I approved today’s advertisement for second appearance because I wanted an opportunity to explore some of the opportunities and constraints of the project. First, I’ll acknowledge two aspects of Mary’s analysis that I especially appreciated. Women placed disproportionately few advertisements as shopkeepers and other sorts of purveyors of goods and services during the eighteenth century. They appeared with a bit more regularity in various legal notices, such as this advertisement placed by Colonel Kenneth Baillie’s executrix and executors. Mary used this notice to demonstrate one of the roles that many women assumed at some point in their lives during the colonial era. In addition, Mary incorporated a type of source only infrequently consulted for entries on the Adverts 250 Project: genealogical records. Professional historians do not always adequately recognize the efforts of family historians and amateur genealogists in reconstructing relationships that help all of us to better understand the past.

In selecting this advertisement to make a second appearance, Mary has also recovered an element of eighteenth-century advertising that sometimes gets overlooked as a result of insisting that any particular advertisement may only be featured once. That obscures the fact that a great many advertisements ran for weeks or even months at a time, often with no updates or revisions.
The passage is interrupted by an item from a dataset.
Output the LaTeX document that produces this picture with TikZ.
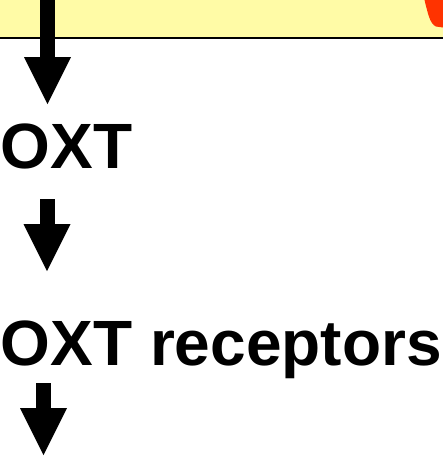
\documentclass[tikz,border=0pt]{standalone}
\usepackage{fontspec}
\setmainfont{Liberation Sans}
\usetikzlibrary{arrows.meta}
\definecolor{bandyellow}{HTML}{FFFBA6}
\definecolor{signalred}{HTML}{FF3300}

\begin{document}
\begin{tikzpicture}[x=1pt,y=-1pt]
\tikzstyle{label}=[inner sep=0pt,anchor=base west,font=\bfseries\fontsize{64}{70}\selectfont]
\tikzstyle{blockarrow}=[line width=15pt,-{Triangle[length=47pt,width=47pt,line width=0pt]}]
\useasboundingbox (0,0) rectangle (443,461);
% band on top
\fill [bandyellow] (0,0) rectangle (443,38);
\fill [signalred] (424.5,0) .. controls (428,14) and (430,24) .. (436,26.5) -- (443,27.5) -- (443,0) -- cycle;
\draw [black,line width=1.6pt] (0,38.2) -- (443,38.2);
% texts
\node [label] (oxt) at (0.5,168) {OXT};
\node [label] (rec) at (0.5,365) {OXT receptors};
% arrows
\coordinate (a1s) at (47.5,0);
\coordinate (a1e) at (47.5,104);
\coordinate (a2s) at (47,199);
\coordinate (a2e) at (47,271);
\coordinate (a3s) at (43.5,383);
\coordinate (a3e) at (43.5,455);
\draw [blockarrow] (a1s) -- (a1e);
\draw [blockarrow] (a2s) -- (a2e);
\draw [blockarrow] (a3s) -- (a3e);
\end{tikzpicture}
\end{document}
Today’s advertisement may look familiar to those who visit the Adverts 250 Project regularly; it would have certainly looked familiar to readers of the Georgia Gazette who saw only a limited number of advertisements in the once-weekly four-page issues of that newspaper. The Adverts 250 Project moves from newspaper to newspaper, city to city, every day. Colonists, however, would have had access to far fewer newspapers and far fewer advertisements. Those that lived in cities with multiple newspapers with robust advertising, such as Boston, New York, and Philadelphia, would have encountered a fairly broad array of advertisements, but readers in other places would not have seen the same range of advertisements that the Adverts 250 Project features.

Mary’s examination of this advertisement accomplished one other significant objective. She and former guest curator Ceara Morse demonstrated to their peers that there is no single “correct” interpretation or analysis of an advertisement. They each consulted different sources and learned different lessons about colonial America. At the same time, they both addressed common themes about property and status in eighteenth-century America.

November 5


What was advertised in a colonial American newspaper 250 years ago today?
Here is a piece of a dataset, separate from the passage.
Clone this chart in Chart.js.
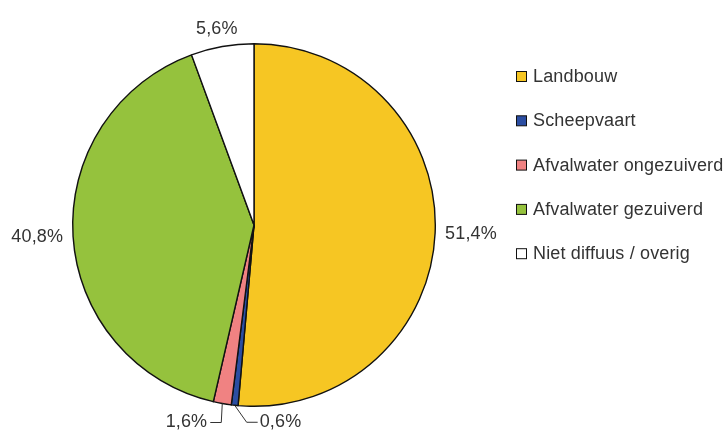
<!DOCTYPE html>
<html>
<head>
<meta charset="utf-8">
<script src="https://cdn.jsdelivr.net/npm/chart.js@4/dist/chart.umd.min.js"></script>
<style>
	html, body { margin: 0; padding: 0; background: #fff; }
	#wrap { width: 728px; height: 434px; position: relative; }
</style>
</head>
<body>
<div id="wrap"><canvas id="pie"></canvas></div>
<script>
( function () {
	'use strict';

	var categories = [ 'Landbouw', 'Scheepvaart', 'Afvalwater ongezuiverd', 'Afvalwater gezuiverd', 'Niet diffuus / overig' ];
	var shares = [ 51.4, 0.6, 1.6, 40.8, 5.6 ];
	var sliceLabels = [ '51,4%', '0,6%', '1,6%', '40,8%', '5,6%' ];
	var colors = [ '#f6c623', '#2b4ea2', '#f08282', '#95c23d', '#ffffff' ];

	var font = '18px "Liberation Sans", Arial, sans-serif';
	var textColor = '#333';

	// labels, leader lines and legend drawn by hand
	var decor = {
		id: 'decor',
		afterDraw: function ( chart ) {
			var ctx = chart.ctx;
			var arcs = chart.getDatasetMeta( 0 ).data;
			ctx.save();
			ctx.font = font;
			ctx.letterSpacing = '0.15px';
			ctx.fillStyle = textColor;
			ctx.textBaseline = 'middle';
			ctx.strokeStyle = '#333';
			ctx.lineWidth = 1;

			arcs.forEach( function ( arc, i ) {
				var mid = ( arc.startAngle + arc.endAngle ) / 2;
				var cx = arc.x, cy = arc.y, r = arc.outerRadius;
				var ex = cx + Math.cos( mid ) * r;
				var ey = cy + Math.sin( mid ) * r;
				if ( shares[ i ] < 1 ) {
					ctx.beginPath();
					ctx.moveTo( ex, ey );
					ctx.lineTo( ex + 12, ey + 17 );
					ctx.lineTo( ex + 23, ey + 17 );
					ctx.stroke();
					ctx.textAlign = 'left';
					ctx.fillText( sliceLabels[ i ], ex + 25, ey + 17 );
				} else if ( shares[ i ] < 2 ) {
					ctx.beginPath();
					ctx.moveTo( ex, ey );
					ctx.lineTo( ex - 1, ey + 19 );
					ctx.lineTo( ex - 12, ey + 19 );
					ctx.stroke();
					ctx.textAlign = 'right';
					ctx.fillText( sliceLabels[ i ], ex - 15, ey + 19 );
				} else {
					var w = ctx.measureText( sliceLabels[ i ] ).width;
					var px = cx + Math.cos( mid ) * ( r + 10 );
					var py = cy + Math.sin( mid ) * ( r + 10 );
					ctx.textAlign = 'center';
					ctx.fillText( sliceLabels[ i ], px + Math.cos( mid ) * w / 2, py + Math.sin( mid ) * 8 );
				}
			} );

			// legend
			ctx.textAlign = 'left';
			categories.forEach( function ( name, i ) {
				var y = 77 + i * 44.3;
				ctx.fillStyle = colors[ i ];
				ctx.fillRect( 516.5, y - 5.5, 10, 10 );
				ctx.strokeStyle = '#111';
				ctx.strokeRect( 516.5, y - 5.5, 10, 10 );
				ctx.fillStyle = textColor;
				ctx.fillText( name, 533, y );
			} );
			ctx.restore();
		},
	};

	new Chart( document.getElementById( 'pie' ).getContext( '2d' ), {
		type: 'pie',
		data: {
			labels: categories,
			datasets: [ {
				data: shares,
				backgroundColor: colors,
				borderColor: '#111',
				borderWidth: 1.4,
				borderJoinStyle: 'miter',
			} ],
		},
		options: {
			responsive: true,
			maintainAspectRatio: false,
			animation: false,
			layout: { padding: { left: 72, right: 292, top: 43, bottom: 27 } },
			plugins: {
				legend: { display: false },
				tooltip: { enabled: false },
			},
		},
		plugins: [ decor ],
	} );
} )();
</script>
</body>
</html>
Georgia Gazette (November 5, 1766).

“A SMALL ISLAND or NECK of LAND in the RIVER MIDWAY … known by the name of Baillie’s Island.”

This notice in the Georgia Gazette advertises an island being sold by “the estate of Col. Kenneth Baillie, deceased.” This island, “containing 600 acres,” already had “a good dwelling-house and other convenient out-houses” and good land for growing crops. Land sales of this sort would have been interesting to men like Jonathan Bryan.

Bryan bought a lot of land in both Georgia and South Carolina during the eighteenth century. Alan Gallay notes that Bryan’s “possessions [lands he purchased or that were granted to him] placed him at the very top of the small group of men who ruled Georgia during the quarter century before the American Revolution.”[1] Bryan was able to capitalize on both undeveloped and developed lands, which would have made the island in this advertisement very appealing. To make the most of the land he had, Bryan created plantations and bought African slaves to perform the labor. By 1763, he owned 125 slaves in Georgia.[2] Owning land was an important step for colonists like Jonathan Bryan to become prosperous and powerful.



Colonel Kenneth Baillie’s executrix and executors painted quite a picture of the bounty available on Baillie’s Island. Whoever purchased this land would possess a variety of resources and could produce a variety of commodities to send to market, including corn, indigo, rice, barrel staves, lumber, and all sorts of livestock. All of these goods, the advertisement promised, could be easily transported because there were “four good landing places to said island, one of which the largest vessel that comes to Sunbury may lie and load it.” Furthermore, Baillie’s Island was close to Sunbury, “it not being more than five miles by water to that town, and seven by land.” The island’s proximity to Sunbury and the trade that took place there was a selling point.

Sunbury, founded in 1758, likely sounds unfamiliar to modern readers, but for a few decades in the middle of the eighteenth century it rivaled Savannah as a port city. Readers of the Georgia Gazette would have known that it was a seaport on the Medway River, south of Savannah. Today, however, Sunbury has disappeared. Some call it “one of Georgia’s most famous ‘dead’ or lost towns.” William Bartram, the prominent naturalist from Pennsylvania, visited Sunbury while en route to Florida shortly before the American Revolution. “There are about one hundred houses in the town neatly built of wood frame having pleasant Piasas around them,” Bartram wrote. “The inhabitants are genteel and wealthy, either Merchants or Planters from the Country who resort here in the Summer and Autumn, to partake of the Salubrious Sea Breeze, Bathing & sporting on the Sea Islands.”

Sunbury was a vibrant town and emerging center of commerce in the 1760s and 1770s, but it never recovered after the disruptions of the American Revolution.


[1] Alan Gallay, “Jonathan Bryan’s Plantation Empire: Land, Politics, and the Formation of a Ruling Class in Colonial Georgia,” William and Mary Quarterly, 3rd ser. 45, no. 2 (April 1988): 253.

[2] Gallay, “Jonathan Bryan’s Plantation Empire,” 275.